Потеря данных в Kafka S3 Connector - PullRequest
2 голосов
/ 12 апреля 2019

Мы используем Kafka S3 Connector для конвейерного журнала, поскольку он гарантирует семантику ровно один раз. Однако мы столкнулись с двумя случаями потери данных на разные темы. Мы нашли подозрительное сообщение об ошибке в журнале работника kafka-connect, как показано ниже.

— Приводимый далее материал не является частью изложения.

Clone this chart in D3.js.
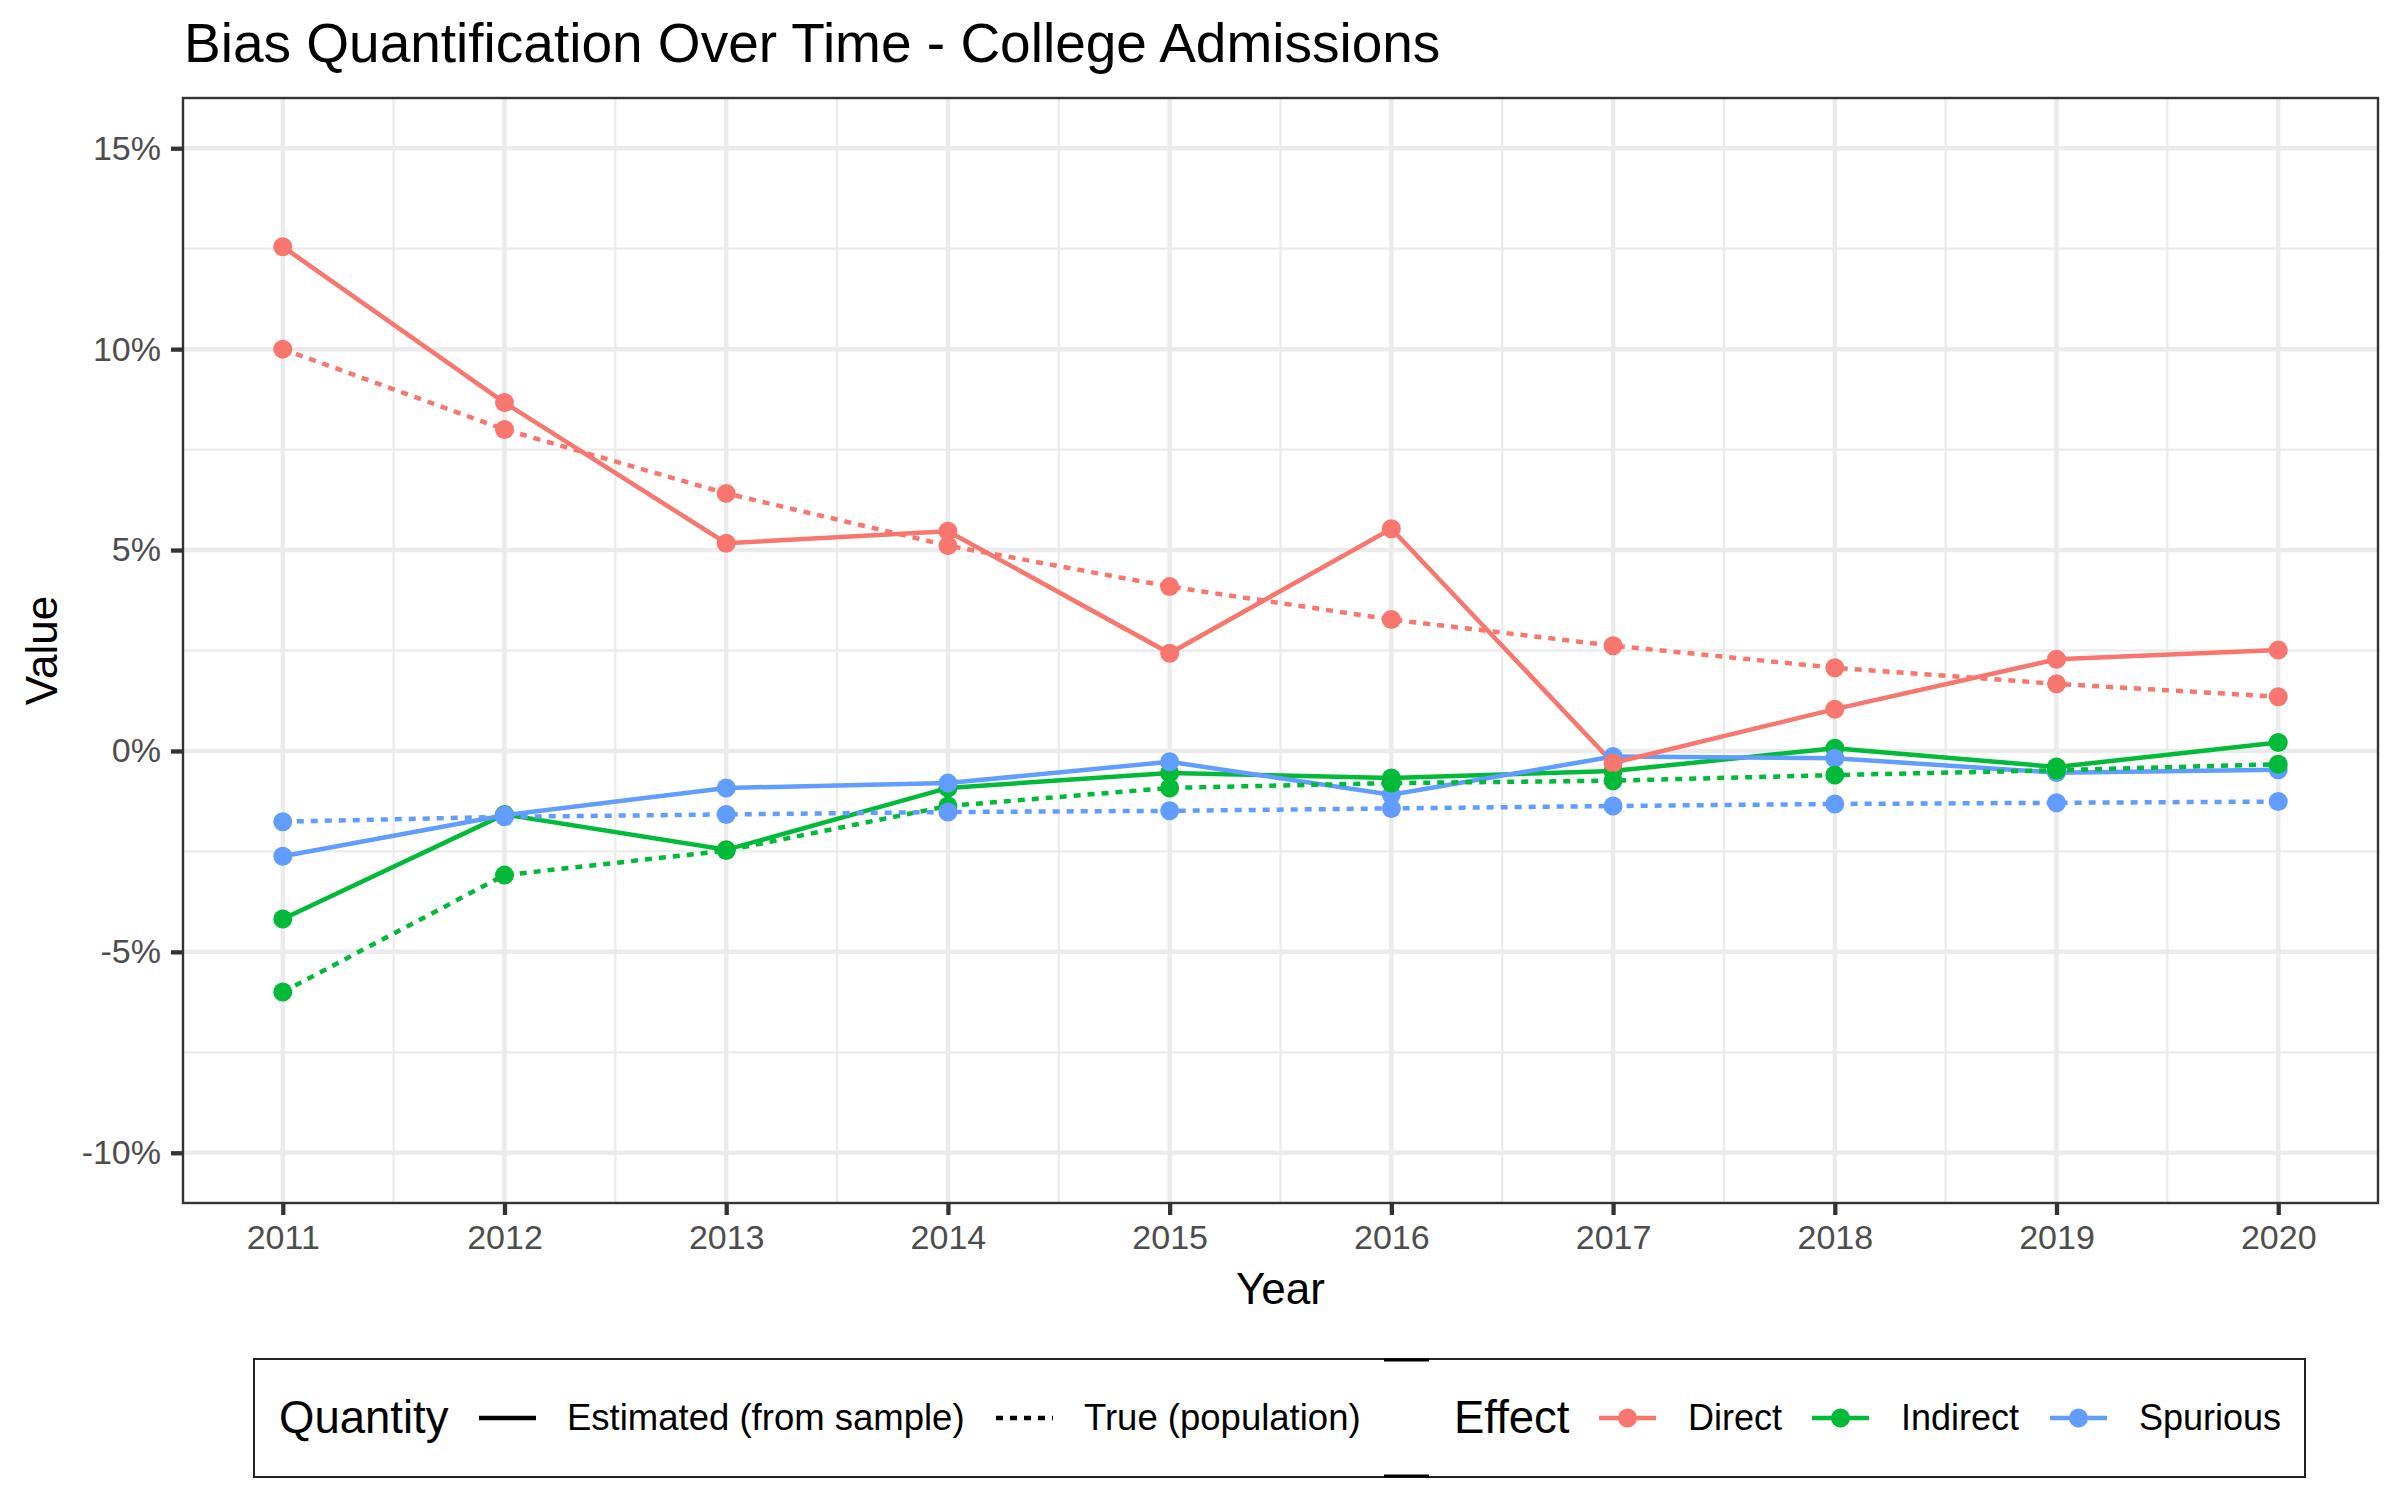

[2019-04-10 08:56:22,388] ERROR WorkerSinkTask{id=s3-sink-common-log-4} Commit of offsets threw an unexpected exception for sequence number 2721: {logging_common_log-9=OffsetAndMetadata{offset=4485661604, metadata=''}, logging_common_log-8=OffsetAndMetadata{offset=4485670359, metadata=''}} (org.apache.kafka.connect.runtime.WorkerSinkTask:260)
org.apache.kafka.clients.consumer.CommitFailedException: Commit cannot be completed since the group has already rebalanced and assigned the partitions to another member. This means that the time between subsequent calls to poll() was longer than the configured max.poll.interval.ms, which typically implies that the poll loop is spending too much time message processing. You can address this either by increasing the session timeout or by reducing the maximum size of batches returned in poll() with max.poll.records.
    at org.apache.kafka.clients.consumer.internals.ConsumerCoordinator.sendOffsetCommitRequest(ConsumerCoordinator.java:808)
    at org.apache.kafka.clients.consumer.internals.ConsumerCoordinator.doCommitOffsetsAsync(ConsumerCoordinator.java:641)
    at org.apache.kafka.clients.consumer.internals.ConsumerCoordinator.commitOffsetsAsync(ConsumerCoordinator.java:608)
    at org.apache.kafka.clients.consumer.KafkaConsumer.commitAsync(KafkaConsumer.java:1486)
    at org.apache.kafka.connect.runtime.WorkerSinkTask.doCommitAsync(WorkerSinkTask.java:352)
    at org.apache.kafka.connect.runtime.WorkerSinkTask.doCommit(WorkerSinkTask.java:363)
    at org.apache.kafka.connect.runtime.WorkerSinkTask.commitOffsets(WorkerSinkTask.java:432)
    at org.apache.kafka.connect.runtime.WorkerSinkTask.iteration(WorkerSinkTask.java:209)
    at org.apache.kafka.connect.runtime.WorkerSinkTask.execute(WorkerSinkTask.java:193)
    at org.apache.kafka.connect.runtime.WorkerTask.doRun(WorkerTask.java:175)
    at org.apache.kafka.connect.runtime.WorkerTask.run(WorkerTask.java:219)
    at java.util.concurrent.Executors$RunnableAdapter.call(Executors.java:511)
    at java.util.concurrent.FutureTask.run(FutureTask.java:266)
    at java.util.concurrent.ThreadPoolExecutor.runWorker(ThreadPoolExecutor.java:1149)
    at java.util.concurrent.ThreadPoolExecutor$Worker.run(ThreadPoolExecutor.java:624)
    at java.lang.Thread.run(Thread.java:748)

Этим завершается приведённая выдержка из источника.